**Exercise prompt**.
Transcribe the material exactly. Images do not belong in the copy.

**Data section**.
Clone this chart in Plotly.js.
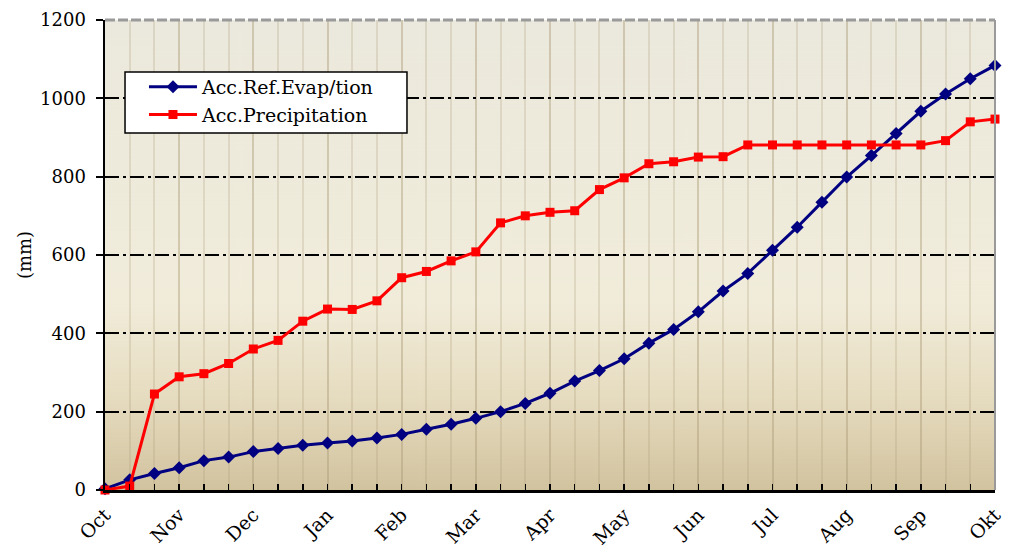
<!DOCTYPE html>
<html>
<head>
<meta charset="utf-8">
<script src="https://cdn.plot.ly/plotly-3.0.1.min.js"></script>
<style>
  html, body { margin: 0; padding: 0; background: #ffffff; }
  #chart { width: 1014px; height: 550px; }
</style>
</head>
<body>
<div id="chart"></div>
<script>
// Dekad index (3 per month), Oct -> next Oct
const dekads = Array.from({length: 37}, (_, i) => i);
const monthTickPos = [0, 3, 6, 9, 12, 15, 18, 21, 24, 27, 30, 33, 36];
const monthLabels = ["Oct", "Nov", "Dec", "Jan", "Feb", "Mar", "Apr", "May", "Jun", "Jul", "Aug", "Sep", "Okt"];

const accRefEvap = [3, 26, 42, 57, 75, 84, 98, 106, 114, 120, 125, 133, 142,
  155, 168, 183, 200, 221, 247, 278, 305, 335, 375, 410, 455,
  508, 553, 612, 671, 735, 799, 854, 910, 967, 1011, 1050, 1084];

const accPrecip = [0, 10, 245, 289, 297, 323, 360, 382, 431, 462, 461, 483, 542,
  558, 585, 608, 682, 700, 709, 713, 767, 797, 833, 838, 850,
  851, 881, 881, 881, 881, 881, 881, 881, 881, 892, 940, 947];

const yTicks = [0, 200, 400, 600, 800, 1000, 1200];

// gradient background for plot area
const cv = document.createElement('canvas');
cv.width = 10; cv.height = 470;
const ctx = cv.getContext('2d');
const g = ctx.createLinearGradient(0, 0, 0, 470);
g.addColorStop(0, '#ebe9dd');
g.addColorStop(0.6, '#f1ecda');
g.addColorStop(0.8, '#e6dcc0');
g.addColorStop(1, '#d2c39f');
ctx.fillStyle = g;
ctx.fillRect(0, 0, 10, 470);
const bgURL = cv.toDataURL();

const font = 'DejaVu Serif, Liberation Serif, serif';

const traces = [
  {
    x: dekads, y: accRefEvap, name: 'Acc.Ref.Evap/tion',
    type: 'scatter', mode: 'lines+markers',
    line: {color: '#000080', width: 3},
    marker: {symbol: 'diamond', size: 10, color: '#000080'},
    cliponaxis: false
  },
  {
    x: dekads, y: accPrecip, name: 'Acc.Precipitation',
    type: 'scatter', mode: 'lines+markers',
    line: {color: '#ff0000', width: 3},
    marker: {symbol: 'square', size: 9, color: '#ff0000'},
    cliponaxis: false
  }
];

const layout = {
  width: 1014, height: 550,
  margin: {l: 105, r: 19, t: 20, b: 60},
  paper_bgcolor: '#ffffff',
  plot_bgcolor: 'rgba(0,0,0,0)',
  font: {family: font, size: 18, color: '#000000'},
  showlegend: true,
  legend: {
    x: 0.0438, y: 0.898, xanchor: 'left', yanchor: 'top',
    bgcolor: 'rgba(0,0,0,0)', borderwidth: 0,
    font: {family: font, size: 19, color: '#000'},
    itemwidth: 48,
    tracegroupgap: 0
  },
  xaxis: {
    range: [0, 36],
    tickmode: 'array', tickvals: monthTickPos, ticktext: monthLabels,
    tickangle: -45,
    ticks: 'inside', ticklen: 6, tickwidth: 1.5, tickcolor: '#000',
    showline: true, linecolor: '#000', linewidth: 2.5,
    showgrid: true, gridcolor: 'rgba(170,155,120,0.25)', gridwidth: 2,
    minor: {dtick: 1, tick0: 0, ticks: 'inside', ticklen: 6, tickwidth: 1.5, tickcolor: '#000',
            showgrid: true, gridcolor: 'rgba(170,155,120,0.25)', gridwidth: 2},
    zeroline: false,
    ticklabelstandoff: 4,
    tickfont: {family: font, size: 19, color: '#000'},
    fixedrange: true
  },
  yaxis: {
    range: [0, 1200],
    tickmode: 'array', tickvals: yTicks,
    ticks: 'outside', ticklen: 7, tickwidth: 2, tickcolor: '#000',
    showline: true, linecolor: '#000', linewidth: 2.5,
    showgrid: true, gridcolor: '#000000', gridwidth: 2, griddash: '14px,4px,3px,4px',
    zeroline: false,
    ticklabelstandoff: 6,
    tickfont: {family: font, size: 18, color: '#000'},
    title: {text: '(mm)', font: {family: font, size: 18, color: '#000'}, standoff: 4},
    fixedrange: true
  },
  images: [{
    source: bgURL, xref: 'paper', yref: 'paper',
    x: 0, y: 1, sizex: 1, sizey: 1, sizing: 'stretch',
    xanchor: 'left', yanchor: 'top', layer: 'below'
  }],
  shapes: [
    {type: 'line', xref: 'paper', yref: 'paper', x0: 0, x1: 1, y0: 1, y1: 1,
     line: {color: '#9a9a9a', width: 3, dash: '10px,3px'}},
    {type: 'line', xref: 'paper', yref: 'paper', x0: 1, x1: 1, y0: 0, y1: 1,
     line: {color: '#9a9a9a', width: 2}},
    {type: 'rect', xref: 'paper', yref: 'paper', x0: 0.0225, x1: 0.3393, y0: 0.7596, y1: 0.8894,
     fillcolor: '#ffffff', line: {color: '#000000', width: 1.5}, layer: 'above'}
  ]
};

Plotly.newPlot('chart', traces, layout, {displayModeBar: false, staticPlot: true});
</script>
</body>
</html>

**Expected output**.
Clone this chart in Plotly.js.
<!DOCTYPE html>
<html>
<head>
<meta charset="utf-8">
<script src="https://cdn.plot.ly/plotly-3.0.1.min.js"></script>
<style>
  html, body { margin: 0; padding: 0; background: #ffffff; }
  #chart { width: 1014px; height: 550px; }
</style>
</head>
<body>
<div id="chart"></div>
<script>
// Dekad index (3 per month), Oct -> next Oct
const dekads = Array.from({length: 37}, (_, i) => i);
const monthTickPos = [0, 3, 6, 9, 12, 15, 18, 21, 24, 27, 30, 33, 36];
const monthLabels = ["Oct", "Nov", "Dec", "Jan", "Feb", "Mar", "Apr", "May", "Jun", "Jul", "Aug", "Sep", "Okt"];

const accRefEvap = [3, 26, 42, 57, 75, 84, 98, 106, 114, 120, 125, 133, 142,
  155, 168, 183, 200, 221, 247, 278, 305, 335, 375, 410, 455,
  508, 553, 612, 671, 735, 799, 854, 910, 967, 1011, 1050, 1084];

const accPrecip = [0, 10, 245, 289, 297, 323, 360, 382, 431, 462, 461, 483, 542,
  558, 585, 608, 682, 700, 709, 713, 767, 797, 833, 838, 850,
  851, 881, 881, 881, 881, 881, 881, 881, 881, 892, 940, 947];

const yTicks = [0, 200, 400, 600, 800, 1000, 1200];

// gradient background for plot area
const cv = document.createElement('canvas');
cv.width = 10; cv.height = 470;
const ctx = cv.getContext('2d');
const g = ctx.createLinearGradient(0, 0, 0, 470);
g.addColorStop(0, '#ebe9dd');
g.addColorStop(0.6, '#f1ecda');
g.addColorStop(0.8, '#e6dcc0');
g.addColorStop(1, '#d2c39f');
ctx.fillStyle = g;
ctx.fillRect(0, 0, 10, 470);
const bgURL = cv.toDataURL();

const font = 'DejaVu Serif, Liberation Serif, serif';

const traces = [
  {
    x: dekads, y: accRefEvap, name: 'Acc.Ref.Evap/tion',
    type: 'scatter', mode: 'lines+markers',
    line: {color: '#000080', width: 3},
    marker: {symbol: 'diamond', size: 10, color: '#000080'},
    cliponaxis: false
  },
  {
    x: dekads, y: accPrecip, name: 'Acc.Precipitation',
    type: 'scatter', mode: 'lines+markers',
    line: {color: '#ff0000', width: 3},
    marker: {symbol: 'square', size: 9, color: '#ff0000'},
    cliponaxis: false
  }
];

const layout = {
  width: 1014, height: 550,
  margin: {l: 105, r: 19, t: 20, b: 60},
  paper_bgcolor: '#ffffff',
  plot_bgcolor: 'rgba(0,0,0,0)',
  font: {family: font, size: 18, color: '#000000'},
  showlegend: true,
  legend: {
    x: 0.0438, y: 0.898, xanchor: 'left', yanchor: 'top',
    bgcolor: 'rgba(0,0,0,0)', borderwidth: 0,
    font: {family: font, size: 19, color: '#000'},
    itemwidth: 48,
    tracegroupgap: 0
  },
  xaxis: {
    range: [0, 36],
    tickmode: 'array', tickvals: monthTickPos, ticktext: monthLabels,
    tickangle: -45,
    ticks: 'inside', ticklen: 6, tickwidth: 1.5, tickcolor: '#000',
    showline: true, linecolor: '#000', linewidth: 2.5,
    showgrid: true, gridcolor: 'rgba(170,155,120,0.25)', gridwidth: 2,
    minor: {dtick: 1, tick0: 0, ticks: 'inside', ticklen: 6, tickwidth: 1.5, tickcolor: '#000',
            showgrid: true, gridcolor: 'rgba(170,155,120,0.25)', gridwidth: 2},
    zeroline: false,
    ticklabelstandoff: 4,
    tickfont: {family: font, size: 19, color: '#000'},
    fixedrange: true
  },
  yaxis: {
    range: [0, 1200],
    tickmode: 'array', tickvals: yTicks,
    ticks: 'outside', ticklen: 7, tickwidth: 2, tickcolor: '#000',
    showline: true, linecolor: '#000', linewidth: 2.5,
    showgrid: true, gridcolor: '#000000', gridwidth: 2, griddash: '14px,4px,3px,4px',
    zeroline: false,
    ticklabelstandoff: 6,
    tickfont: {family: font, size: 18, color: '#000'},
    title: {text: '(mm)', font: {family: font, size: 18, color: '#000'}, standoff: 4},
    fixedrange: true
  },
  images: [{
    source: bgURL, xref: 'paper', yref: 'paper',
    x: 0, y: 1, sizex: 1, sizey: 1, sizing: 'stretch',
    xanchor: 'left', yanchor: 'top', layer: 'below'
  }],
  shapes: [
    {type: 'line', xref: 'paper', yref: 'paper', x0: 0, x1: 1, y0: 1, y1: 1,
     line: {color: '#9a9a9a', width: 3, dash: '10px,3px'}},
    {type: 'line', xref: 'paper', yref: 'paper', x0: 1, x1: 1, y0: 0, y1: 1,
     line: {color: '#9a9a9a', width: 2}},
    {type: 'rect', xref: 'paper', yref: 'paper', x0: 0.0225, x1: 0.3393, y0: 0.7596, y1: 0.8894,
     fillcolor: '#ffffff', line: {color: '#000000', width: 1.5}, layer: 'above'}
  ]
};

Plotly.newPlot('chart', traces, layout, {displayModeBar: false, staticPlot: true});
</script>
</body>
</html>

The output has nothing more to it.